# GOAL:
Drop the pictures and give back word for word the lines from the line holding "Recreate this image" to the line holding "var depths = [2.5, 7.5, 12.5, 17.5, 32.5];", both included.

(Entries with chart source code)
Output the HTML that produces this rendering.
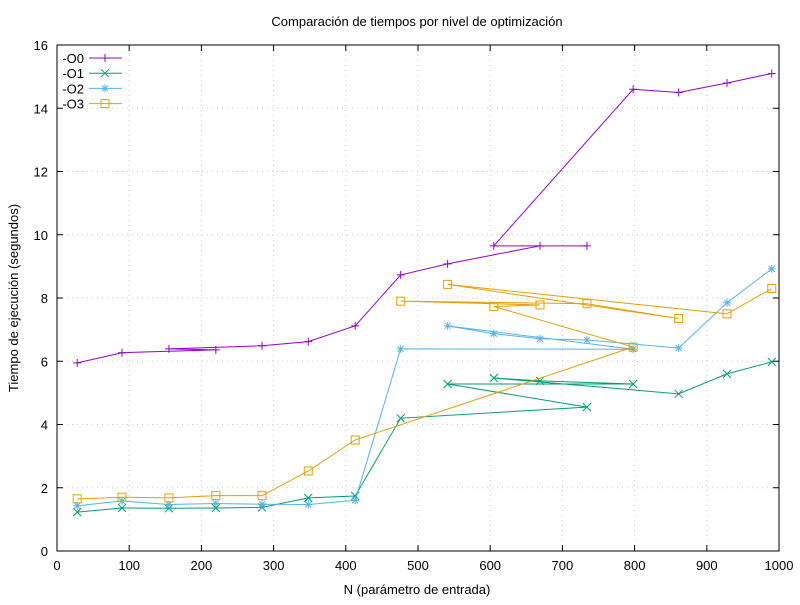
<!DOCTYPE html>
<html><head><meta charset="utf-8"><style>
body{margin:0;background:#fff}
svg text{font-family:"Liberation Sans",sans-serif;font-size:13px;fill:#000}
</style></head><body>
<svg id="chart" width="800" height="600" xmlns="http://www.w3.org/2000/svg"></svg>
<script>
const nValues=[28,90,155,220,284,348,413,476,541,605,669,734,798,861,928,990];
const seriesNames=["-O0","-O1","-O2","-O3"];
const o0Order=[0,1,3,2,4,5,6,7,8,10,11,9,12,13,14,15];
const o0Times=[5.95,6.27,6.39,6.36,6.49,6.62,7.12,8.73,9.08,9.65,9.65,9.65,14.6,14.5,14.8,15.1];
const o1Order=[0,1,2,3,4,5,6,7,11,8,12,10,9,13,14,15];
const o1Times=[1.23,1.36,1.35,1.36,1.38,1.68,1.74,4.2,5.28,5.47,5.38,4.55,5.28,4.97,5.6,5.98];
const o2Order=[0,1,2,3,4,5,6,7,12,8,9,10,11,13,14,15];
const o2Times=[1.43,1.58,1.47,1.5,1.48,1.47,1.6,6.39,7.12,6.87,6.71,6.67,6.38,6.42,7.85,8.92];
const o3Order=[0,1,2,3,4,5,6,12,9,10,7,11,13,8,14,15];
const o3Times=[1.65,1.7,1.68,1.75,1.75,2.53,3.51,7.9,8.43,7.73,7.78,7.82,6.45,7.35,7.5,8.3];
const xTicks=[0,100,200,300,400,500,600,700,800,900,1000];
const yTicks=[0,2,4,6,8,10,12,14,16];

const L=57,R=779,T=45,B=551;
const xs=v=>L+(v/1000)*(R-L);
const ys=v=>B-(v/16)*(B-T);
const svg=document.getElementById('chart');
const NS="http://www.w3.org/2000/svg";
function mk(tag,attrs,parent){const e=document.createElementNS(NS,tag);for(const k in attrs)e.setAttribute(k,attrs[k]);(parent||svg).appendChild(e);return e;}

const grid=mk('g',{});


xTicks.forEach(t=>{if(t>0&&t<1000)mk('line',{x1:xs(t),x2:xs(t),y1:T,y2:B,stroke:'#c8c8c8','stroke-dasharray':'1,4'},grid);});
yTicks.forEach(t=>{if(t>0&&t<16)mk('line',{x1:L,x2:R,y1:ys(t),y2:ys(t),stroke:'#c8c8c8','stroke-dasharray':'1,4'},grid);});

const axes=mk('g',{});


mk('rect',{x:L,y:T,width:R-L,height:B-T,fill:'none',stroke:'#000'},axes);
xTicks.forEach(t=>{
  mk('line',{x1:xs(t),x2:xs(t),y1:B,y2:B-6,stroke:'#000'},axes);
  mk('line',{x1:xs(t),x2:xs(t),y1:T,y2:T+6,stroke:'#000'},axes);
  const tx=mk('text',{x:xs(t),y:B+19,'text-anchor':'middle'},axes);tx.textContent=t;
  
  
});
yTicks.forEach(t=>{
  mk('line',{x1:L,x2:L+6,y1:ys(t),y2:ys(t),stroke:'#000'},axes);
  mk('line',{x1:R,x2:R-6,y1:ys(t),y2:ys(t),stroke:'#000'},axes);
  const tx=mk('text',{x:L-9,y:ys(t)+5,'text-anchor':'end'},axes);tx.textContent=t;
  
  
});
const title=mk('text',{x:417,y:26,'text-anchor':'middle'});title.textContent='Comparación de tiempos por nivel de optimización';


const xt=mk('text',{x:417,y:594,'text-anchor':'middle'});xt.textContent='N (parámetro de entrada)';


const yt=mk('text',{x:18,y:298,'text-anchor':'middle',transform:'rotate(-90 18 298)'});yt.textContent='Tiempo de ejecución (segundos)';



const colors=['#9400d3','#009e73','#56b4e9','#e69f00'];
const orders=[o0Order,o1Order,o2Order,o3Order];
const times=[o0Times,o1Times,o2Times,o3Times];
function marker(k,x,y,g){
  const c=colors[k];
  if(k===0){mk('path',{d:`M${x-4},${y}h8M${x},${y-4}v8`,stroke:c,fill:'none'},g);}
  else if(k===1){mk('path',{d:`M${x-4},${y-4}l8,8M${x-4},${y+4}l8,-8`,stroke:c,fill:'none'},g);}
  else if(k===2){mk('path',{d:`M${x-4},${y}h8M${x},${y-4}v8M${x-3},${y-3}l6,6M${x-3},${y+3}l6,-6`,stroke:c,fill:'none'},g);}
  else {mk('rect',{x:x-4,y:y-4,width:8,height:8,stroke:c,fill:'none'},g);}
}
for(let k=0;k<4;k++){
  const g=mk('g',{});
  
  
  const pts=orders[k].map(i=>[xs(nValues[i]),ys(times[k][i])]);
  mk('polyline',{points:pts.map(p=>p.join(',')).join(' '),fill:'none',stroke:colors[k],'stroke-width':1},g);
  pts.forEach(p=>marker(k,p[0],p[1],g));
  const lg=mk('g',{});
  
  
  const ly=58+k*15.2;
  const lt=mk('text',{x:84,y:ly+5,'text-anchor':'end'},lg);lt.textContent=seriesNames[k];
  mk('line',{x1:89,x2:122,y1:ly,y2:ly,stroke:colors[k]},lg);
  marker(k,105,ly,lg);
}
</script>
</body></html>
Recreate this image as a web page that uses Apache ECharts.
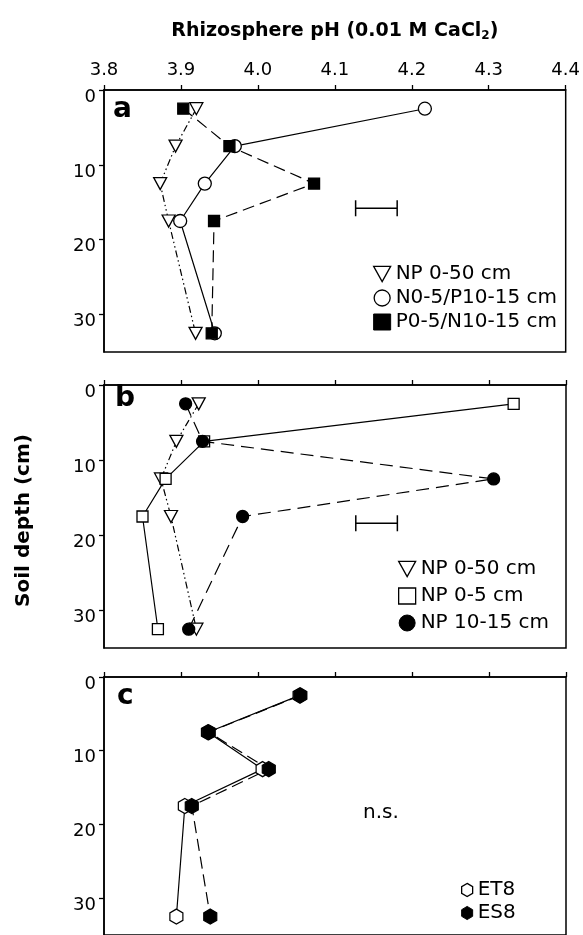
<!DOCTYPE html>
<html lang="en" style="height: 100%">
<head>
  <meta charset="utf-8">
  <title>Rhizosphere pH</title>
</head>
<body style="height: 100%; margin: 0; background: #fff;">
  <div id="container" style="width: 583px; height: 935px;"></div>
  <script type="text/javascript" src="https://cdn.jsdelivr.net/npm/echarts@6/dist/echarts.min.js"></script>
  <script type="text/javascript">
    // soil depth of each sampling layer (cm)
    var depths = [2.5, 7.5, 12.5, 17.5, 32.5];

    // panel a
    var aNP050 = [3.920, 3.893, 3.873, 3.884, 3.919];
    var aN5P15 = [4.217, 3.970, 3.931, 3.899, 3.944];
    var aP5N15 = [3.903, 3.963, 4.073, 3.943, 3.940];
    var aErrBar = [4.127, 4.181, 15.8];

    // panel b
    var bNP050 = [3.923, 3.894, 3.874, 3.887, 3.920];
    var bNP05 = [4.332, 3.930, 3.880, 3.850, 3.870];
    var bNP1015 = [3.906, 3.928, 4.306, 3.980, 3.910];
    var bErrBar = [4.127, 4.181, 18.4];

    // panel c
    var cET8 = [4.054, 3.935, 4.006, 3.905, 3.894];
    var cES8 = [4.055, 3.936, 4.014, 3.914, 3.938];

    var phTicks = ['3.8', '3.9', '4.0', '4.1', '4.2', '4.3', '4.4'];

    var FONT = 'DejaVu Sans';
    var TRI = 'path://M0,0L10,0L5,9Z';
    var HEX = 'path://M5,0L10,3L10,9L5,12L0,9L0,3Z';

    function pairs(xs) {
      return xs.map(function (v, i) { return [v, depths[i]]; });
    }

    var dom = document.getElementById('container');
    var myChart = echarts.init(dom, null, { renderer: 'canvas' });

    var grids = [
      { left: 104, top: 90, width: 462, height: 262 },
      { left: 104, top: 385, width: 462, height: 263 },
      { left: 104, top: 677, width: 462, height: 262 }
    ];

    var xAxes = grids.map(function (g, i) {
      var ax = {
        type: 'value', gridIndex: i, position: 'top',
        min: 3.8, max: 4.4, interval: 0.1,
        axisLine: { lineStyle: { color: '#000', width: 1.5 } },
        axisTick: { inside: false, length: 5, lineStyle: { color: '#000', width: 1.3 } },
        axisLabel: {
          show: i === 0, margin: 11, color: '#000', fontSize: 18, fontFamily: FONT,
          formatter: function (v) { return phTicks[Math.round((v - 3.8) * 10)]; }
        },
        splitLine: { show: false }
      };
      if (i === 0) {
        ax.name = '{t|Rhizosphere pH (0.01 M CaCl}{s|2}{t|)}';
        ax.nameLocation = 'middle';
        ax.nameGap = 48;
        ax.nameTextStyle = {
          rich: {
            t: { fontSize: 19, fontWeight: 'bold', fontFamily: FONT, color: '#000', lineHeight: 22 },
            s: { fontSize: 12, fontWeight: 'bold', fontFamily: FONT, color: '#000', lineHeight: 12, verticalAlign: 'bottom' }
          }
        };
      }
      return ax;
    });

    var yAxes = grids.map(function (g, i) {
      var ax = {
        type: 'value', gridIndex: i, inverse: true,
        min: 0, max: 35, interval: 10,
        axisLine: { lineStyle: { color: '#000', width: 1.5 } },
        axisTick: { inside: false, length: 5, lineStyle: { color: '#000', width: 1.3 } },
        axisLabel: {
          margin: 8, color: '#000', fontSize: 18, fontFamily: FONT,
          verticalAlign: 'top', lineHeight: 14,
          showMaxLabel: false
        },
        splitLine: { show: false }
      };
      if (i === 1) {
        ax.name = 'Soil depth (cm)';
        ax.nameLocation = 'middle';
        ax.nameGap = 70;
        ax.nameTextStyle = { fontSize: 20, fontWeight: 'bold', fontFamily: FONT, color: '#000', padding: [0, 8, 0, 0] };
      }
      return ax;
    });

    function lineSeries(name, gi, xs, symbol, size, filled, dash) {
      return {
        name: name, type: 'line', xAxisIndex: gi, yAxisIndex: gi,
        data: pairs(xs),
        symbol: symbol, symbolSize: size,
        showAllSymbol: true,
        lineStyle: { color: '#000', width: 1.2, type: dash },
        itemStyle: { color: filled ? '#000' : '#fff', borderColor: '#000', borderWidth: 1.3 },
        emphasis: { disabled: true },
        animation: false
      };
    }

    function errSeries(gi, bar) {
      return {
        type: 'custom', xAxisIndex: gi, yAxisIndex: gi,
        data: [bar],
        encode: { x: [0, 1], y: 2 },
        renderItem: function (params, api) {
          var p1 = api.coord([api.value(0), api.value(2)]);
          var p2 = api.coord([api.value(1), api.value(2)]);
          var st = { stroke: '#000', lineWidth: 1.5 };
          return {
            type: 'group',
            children: [
              { type: 'line', shape: { x1: p1[0], y1: p1[1], x2: p2[0], y2: p2[1] }, style: st },
              { type: 'line', shape: { x1: p1[0], y1: p1[1] - 8, x2: p1[0], y2: p1[1] + 8 }, style: st },
              { type: 'line', shape: { x1: p2[0], y1: p2[1] - 8, x2: p2[0], y2: p2[1] + 8 }, style: st }
            ]
          };
        },
        animation: false
      };
    }

    var dashDotDot = [7, 3, 1.5, 3, 1.5, 3];
    var longDash = [12, 6];

    var legendText = { fontSize: 20, fontFamily: FONT, color: '#000' };
    var openStyle = { color: '#fff', borderColor: '#000', borderWidth: 1.3 };
    var fillStyle = { color: '#000', borderColor: '#000', borderWidth: 1 };

    var option = {
      backgroundColor: '#fff',
      animation: false,
      grid: grids.map(function (g) {
        return Object.assign({ show: true, borderColor: '#000', borderWidth: 1.5, backgroundColor: 'transparent' }, g);
      }),
      xAxis: xAxes,
      yAxis: yAxes,
      legend: [
        {
          orient: 'vertical', left: 373, top: 264, padding: 0,
          itemWidth: 17, itemHeight: 16, itemGap: 4, selectedMode: false,
          textStyle: legendText,
          data: [
            { name: 'NP 0-50 cm', icon: TRI, itemStyle: openStyle },
            { name: 'N0-5/P10-15 cm', icon: 'circle', itemStyle: openStyle },
            { name: 'P0-5/N10-15 cm', icon: 'rect', itemStyle: fillStyle }
          ]
        },
        {
          orient: 'vertical', left: 398, top: 559, padding: 0,
          itemWidth: 17, itemHeight: 16, itemGap: 7, selectedMode: false,
          textStyle: legendText,
          data: [
            { name: 'NP 0-50 cm', icon: TRI, itemStyle: openStyle },
            { name: 'NP 0-5 cm', icon: 'rect', itemStyle: openStyle },
            { name: 'NP 10-15 cm', icon: 'circle', itemStyle: fillStyle }
          ]
        },
        {
          orient: 'vertical', left: 461, top: 880, padding: 0,
          itemWidth: 11, itemHeight: 14, itemGap: 3, selectedMode: false,
          textStyle: legendText,
          data: [
            { name: 'ET8', icon: HEX, itemStyle: openStyle },
            { name: 'ES8', icon: HEX, itemStyle: fillStyle }
          ]
        }
      ],
      graphic: [
        { type: 'text', left: 113, top: 96, style: { text: 'a', fontSize: 28, fontWeight: 'bold', fontFamily: FONT, fill: '#000' } },
        { type: 'text', left: 115, top: 385, style: { text: 'b', fontSize: 28, fontWeight: 'bold', fontFamily: FONT, fill: '#000' } },
        { type: 'text', left: 117, top: 683, style: { text: 'c', fontSize: 28, fontWeight: 'bold', fontFamily: FONT, fill: '#000' } },
        { type: 'text', left: 363, top: 803, style: { text: 'n.s.', fontSize: 20, fontFamily: FONT, fill: '#000' } }
      ],
      series: [
        lineSeries('NP 0-50 cm', 0, aNP050, TRI, [13, 12], false, dashDotDot),
        lineSeries('N0-5/P10-15 cm', 0, aN5P15, 'circle', 13, false, 'solid'),
        lineSeries('P0-5/N10-15 cm', 0, aP5N15, 'rect', 11, true, longDash),
        errSeries(0, aErrBar),

        lineSeries('NP 0-50 cm', 1, bNP050, TRI, [13, 12], false, dashDotDot),
        lineSeries('NP 0-5 cm', 1, bNP05, 'rect', 11, false, 'solid'),
        lineSeries('NP 10-15 cm', 1, bNP1015, 'circle', 12, true, [13, 7]),
        errSeries(1, bErrBar),

        lineSeries('ET8', 2, cET8, HEX, [13, 15], false, 'solid'),
        lineSeries('ES8', 2, cES8, HEX, [13, 15], true, longDash)
      ]
    };

    myChart.setOption(option);
    window.addEventListener('resize', myChart.resize);
  </script>
</body>
</html>
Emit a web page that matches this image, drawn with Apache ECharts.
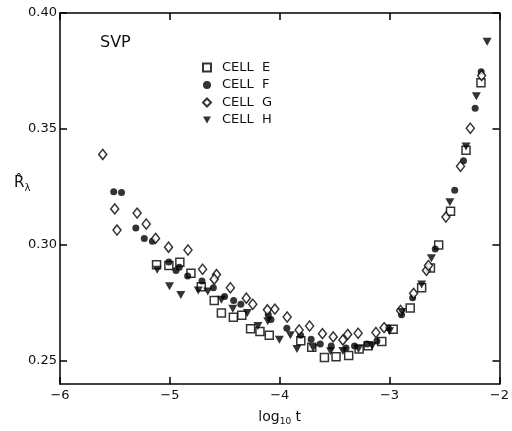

# SOLUTION TO THIS TASK:
Recreate this image as a web page that uses Apache ECharts.
<!DOCTYPE html>
<html lang="en" style="height: 100%">
<head>
  <meta charset="utf-8">
  <title>Rhizosphere pH</title>
</head>
<body style="height: 100%; margin: 0; background: #fff;">
  <div id="container" style="width: 583px; height: 935px;"></div>
  <script type="text/javascript" src="https://cdn.jsdelivr.net/npm/echarts@6/dist/echarts.min.js"></script>
  <script type="text/javascript">
    // soil depth of each sampling layer (cm)
    var depths = [2.5, 7.5, 12.5, 17.5, 32.5];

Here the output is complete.